Copy out all lines in the data below containing the string "this".

-- start Input data --

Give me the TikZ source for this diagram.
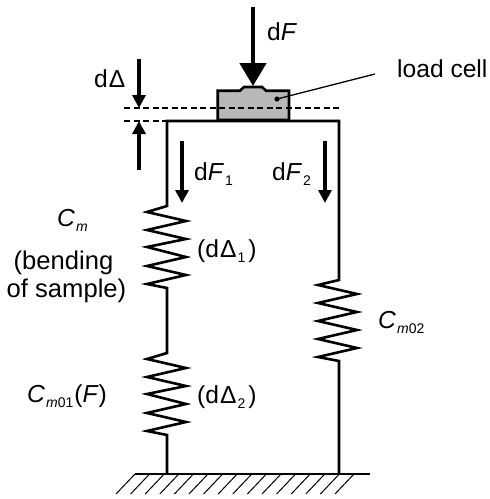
\documentclass[tikz,border=0pt]{standalone}
\usepackage{fontspec}
\setmainfont{Liberation Sans}
\usetikzlibrary{arrows.meta}
\tikzset{
 wire/.style={line width=2.6pt,line join=miter},
 dash line/.style={line width=1.1pt,dash pattern=on 6pt off 3.5pt},
 arrowbig/.style={line width=4.6pt,-{Triangle[length=23pt,width=26pt]}},
 arrowmid/.style={line width=4.6pt,-{Triangle[length=13pt,width=13pt]}},
 lab/.style={inner sep=0pt,font=\fontsize{24.6}{28}\selectfont},
 labwide/.style={inner sep=0pt,font=\fontsize{25.6}{28}\selectfont}
}
\newcommand{\sbs}[1]{\raisebox{-5.5pt}{\fontsize{14}{14}\selectfont #1}}
\begin{document}
\begin{tikzpicture}[x=1pt,y=-1pt]
\useasboundingbox (0,0) rectangle (490,499);
% ground
\coordinate (gl) at (135,474);
\coordinate (gr) at (370,474);
\draw[line width=1.8pt] (gl) -- (gr);
\foreach \x in {0,...,15}{\draw[line width=1pt] (135+14.6*\x,474) -- (116+14.6*\x,494);}
% frame and springs
\coordinate (g1) at (167,474);
\coordinate (g2) at (339,474);
\draw[wire] (g1) -- (167,435) -- (147,431) -- (186,422) -- (147,413) -- (186,404) -- (147,394) -- (186,386) -- (147,377) -- (186,368) -- (147,359) -- (167,353)
 -- (167,288) -- (147,284) -- (186,275) -- (147,266) -- (186,257) -- (147,247) -- (186,239) -- (147,230) -- (186,221) -- (147,212) -- (167,206)
 -- (167,121) -- (339,121) -- (339,280) -- (318,285) -- (357,294) -- (318,303) -- (357,312) -- (318,321) -- (357,330) -- (318,339) -- (357,348) -- (318,357) -- (339,361) -- (g2);
% load cell
\draw[wire,fill=black!28] (217.7,120) -- (217.7,90.7) -- (240,90.7) -- (244,87) -- (262,87) -- (266,90.7) -- (289,90.7) -- (289,120) -- cycle;
% dashed
\coordinate (da) at (124,108);
\coordinate (db) at (341,108);
\coordinate (dc) at (124,121);
\coordinate (dd) at (167,121);
\draw[dash line] (da) -- (db);
\draw[dash line] (dc) -- (dd);
% arrows
\coordinate (f0) at (253,7);
\coordinate (f1) at (253,86);
\draw[arrowbig] (f0) -- (f1);
\coordinate (a0) at (139,59);
\coordinate (a1) at (139,108);
\draw[arrowmid] (a0) -- (a1);
\coordinate (b0) at (139,170);
\coordinate (b1) at (139,121);
\draw[arrowmid] (b0) -- (b1);
\coordinate (c0) at (182,141);
\coordinate (c1) at (182,203);
\draw[arrowmid] (c0) -- (c1);
\coordinate (e0) at (325,141);
\coordinate (e1) at (325,203);
\draw[arrowmid] (e0) -- (e1);
% leader
\node[lab,anchor=base west] (lc) at (397,77) {load cell};
\coordinate (lt) at (375,74);
\coordinate (lh) at (277,99);
\draw[line width=1.3pt] (lt) -- (lh);
\fill (lh) circle (2.6pt);
% labels
\node[lab,anchor=base west] (t1) at (267,40) {d\textit{F}};
\node[lab,anchor=base west] (t2) at (94,87) {d\kern1ptΔ};
\node[lab,anchor=base west] (t3) at (194,180) {d\textit{F}\kern1pt\sbs{1}};
\node[lab,anchor=base west] (t4) at (272,180) {d\textit{F}\kern1pt\sbs{2}};
\node[lab,anchor=base west] (t5) at (57,226) {\textit{C}\kern1pt\sbs{\textit{m}}};
\node[labwide,anchor=base] (t6) at (63.5,269) {(bending};
\node[labwide,anchor=base] (t7) at (66.5,297) {of sample)};
\node[lab,anchor=base west] (t8) at (197,257) {(d\kern1ptΔ\kern1pt\sbs{1}\kern3pt)};
\node[lab,anchor=base west] (t9) at (197,403) {(d\kern1ptΔ\kern1pt\sbs{2}\kern3pt)};
\node[lab,anchor=base west] (t10) at (378,328) {\textit{C}\kern1pt\sbs{\textit{m}02}};
\node[lab,anchor=base west] (t11) at (27,402) {\textit{C}\kern1pt\sbs{\textit{m}01}\kern1pt(\textit{F})};
\end{tikzpicture}
\end{document}
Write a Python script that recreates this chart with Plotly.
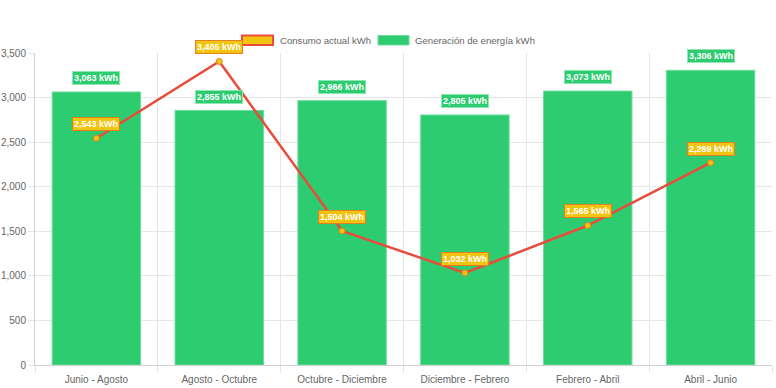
import plotly.graph_objects as go

categories = ["Junio - Agosto", "Agosto - Octubre", "Octubre - Diciembre",
              "Diciembre - Febrero", "Febrero - Abril", "Abril - Junio"]
generacion = [3063, 2855, 2966, 2805, 3073, 3306]
consumo = [2543, 3405, 1504, 1032, 1565, 2269]
y_ticks = [0, 500, 1000, 1500, 2000, 2500, 3000, 3500]

W, H = 776, 388
ML, MR, MT, MB = 35, 4, 53, 23
PW, PH = W - ML - MR, H - MT - MB

GREEN = "#2ECC71"
RED = "#E74C3C"
YELLOW = "#F1C40F"
ORANGE = "#E67E22"

def px(x):
    return (x - ML) / PW

def py(y):
    return (H - MB - y) / PH

fig = go.Figure()
fig.add_trace(go.Bar(
    x=categories, y=generacion, name="Generación de energía kWh",
    marker=dict(color=GREEN, line=dict(color="#6fdc9c", width=1)),
    showlegend=False, hoverinfo="x+y",
))
fig.add_trace(go.Scatter(
    x=categories, y=consumo, name="Consumo actual kWh", mode="lines+markers",
    line=dict(color=RED, width=2.5),
    marker=dict(color=YELLOW, size=6, line=dict(color=ORANGE, width=1)),
    showlegend=False,
))

annotations = []
for c, v in zip(categories, generacion):
    annotations.append(dict(
        x=c, y=v, yshift=14, text=f"<b>{v:,} kWh</b>", showarrow=False,
        font=dict(family="Liberation Sans, Arial", size=9, color="white"),
        bgcolor=GREEN, bordercolor="#8ee6b3", borderwidth=1, borderpad=1,
    ))
for c, v in zip(categories, consumo):
    annotations.append(dict(
        x=c, y=v, yshift=14, text=f"<b>{v:,} kWh</b>", showarrow=False,
        font=dict(family="Liberation Sans, Arial", size=9, color="white"),
        bgcolor=YELLOW, bordercolor=ORANGE, borderwidth=1, borderpad=1,
    ))

# custom legend
annotations.append(dict(xref="paper", yref="paper", x=px(278), y=py(40.5),
                        xanchor="left", yanchor="middle", showarrow=False,
                        text="Consumo actual kWh",
                        font=dict(family="Liberation Sans, Arial", size=9.6, color="#666")))
annotations.append(dict(xref="paper", yref="paper", x=px(413), y=py(40.5),
                        xanchor="left", yanchor="middle", showarrow=False,
                        text="Generación de energía kWh",
                        font=dict(family="Liberation Sans, Arial", size=9.6, color="#666")))
shapes = [
    dict(type="rect", xref="paper", yref="paper", x0=px(242), x1=px(273),
         y0=py(45), y1=py(35.5), fillcolor=YELLOW, line=dict(color=RED, width=2)),
    dict(type="rect", xref="paper", yref="paper", x0=px(378), x1=px(409),
         y0=py(45), y1=py(35.5), fillcolor=GREEN, line=dict(color="#6fdc9c", width=1)),
]

fig.update_layout(
    width=W, height=H,
    margin=dict(l=ML, r=MR, t=MT, b=MB, autoexpand=False),
    plot_bgcolor="white", paper_bgcolor="white",
    barmode="overlay", bargap=0.28,
    showlegend=False,
    annotations=annotations, shapes=shapes,
    font=dict(family="Liberation Sans, Arial", size=10, color="#666"),
)
fig.update_xaxes(
    type="category", tickson="boundaries", showgrid=True, gridcolor="#e6e6e6",
    ticks="outside", ticklen=7, tickcolor="#e6e6e6", ticklabelstandoff=5,
    showline=True, linecolor="#d0d0d0", linewidth=1, automargin=False,
    tickfont=dict(size=10, color="#666"), mirror=False,
)
fig.update_yaxes(
    range=[0, 3500], tickvals=y_ticks, tickformat=",d",
    showgrid=True, gridcolor="#e6e6e6", zeroline=False,
    ticks="outside", ticklen=6, tickcolor="#e6e6e6", automargin=False,
    showline=True, linecolor="#d0d0d0", linewidth=1,
    tickfont=dict(size=10, color="#666"),
)

fig.write_html("out.html", config={"displayModeBar": False},
               post_script="document.body.style.margin='0px';")
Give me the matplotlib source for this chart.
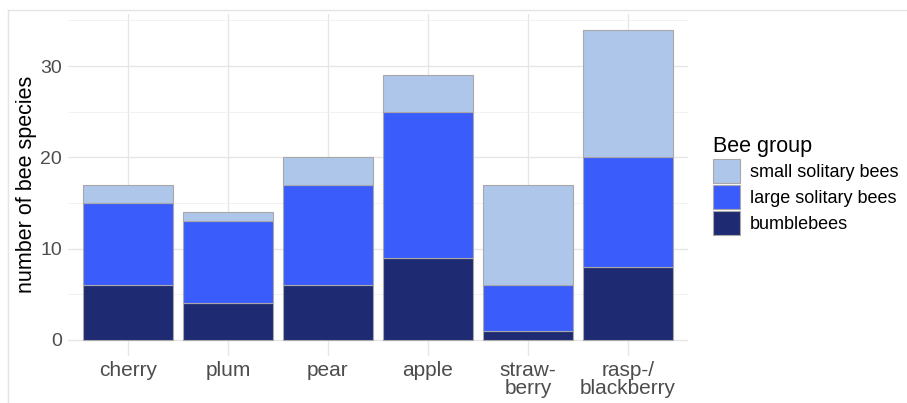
import matplotlib.pyplot as plt
from matplotlib.lines import Line2D
from matplotlib.ticker import MultipleLocator

plt.rcParams["font.family"] = ["Liberation Sans", "DejaVu Sans"]

# Data
fruits = ["cherry", "plum", "pear", "apple", "straw-\nberry", "rasp-/\nblackberry"]
bumblebees = [6, 4, 6, 9, 1, 8]
large_solitary = [9, 9, 11, 16, 5, 12]
small_solitary = [2, 1, 3, 4, 11, 14]

groups = ["bumblebees", "large solitary bees", "small solitary bees"]
colors = ["#1e2b72", "#3a5cfb", "#aec6ea"]
series = [bumblebees, large_solitary, small_solitary]

fig = plt.figure(figsize=(9.07, 4.03), dpi=100)
ax = fig.add_axes([68 / 907, 1 - 355.5 / 403, (688 - 68) / 907, (355.5 - 14) / 403])

x = list(range(len(fruits)))
bottom = [0] * len(fruits)
handles = []
for vals, col, name in zip(series, colors, groups):
    b = ax.bar(x, vals, width=0.9, bottom=bottom, color=col,
               edgecolor="#a8a8a8", linewidth=0.8, label=name, zorder=3)
    handles.append(b)
    bottom = [b0 + v for b0, v in zip(bottom, vals)]

# ggplot-like expansion
top = max(bottom)
ax.set_xlim(-0.6, len(fruits) - 0.4)
ax.set_ylim(-0.05 * top, top * 1.05)

ax.set_xticks(x)
ax.set_xticklabels(fruits, linespacing=0.95)
ax.yaxis.set_major_locator(MultipleLocator(10))
ax.yaxis.set_minor_locator(MultipleLocator(5))
ax.grid(True, which="major", color="#e6e6e6", linewidth=1.0, zorder=0)
ax.grid(True, which="minor", axis="y", color="#f0f0f0", linewidth=0.6, zorder=0)
ax.tick_params(which="both", length=0, labelcolor="#4d4d4d")
ax.tick_params(axis="x", pad=4, labelsize=15)
ax.tick_params(axis="y", pad=4.5, labelsize=14)
for s in ax.spines.values():
    s.set_visible(False)
ax.set_ylabel("number of bee species", fontsize=15.5)
ax.yaxis.set_label_coords(-0.05, 0.5)

leg = fig.legend(handles[::-1], groups[::-1], title="Bee group",
                 loc="upper left", bbox_to_anchor=(706 / 907, 1 - 129 / 403),
                 frameon=False, fontsize=13, title_fontsize=15.5,
                 handlelength=1.5, handleheight=1.72, labelspacing=0.08,
                 handletextpad=0.55, alignment="left", borderaxespad=0)

# faint screenshot frame
fig.add_artist(Line2D([8 / 907, 1], [1 - 10 / 403] * 2, color="#e4e4e4", lw=1))
fig.add_artist(Line2D([8 / 907] * 2, [0, 1 - 10 / 403], color="#e4e4e4", lw=1))

fig.savefig("out.png", dpi=100)
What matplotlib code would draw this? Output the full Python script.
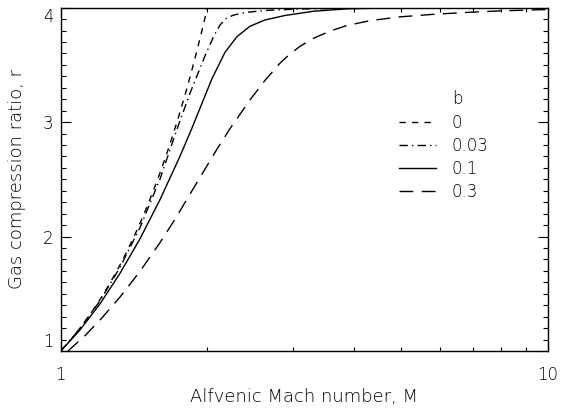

-- end Input data --

● The completed task
Give me the TikZ source for this diagram.
Write a Python script that recreates this chart with Plotly.
Give me the matplotlib source for this chart.
What matplotlib code would draw this? Output the full Python script.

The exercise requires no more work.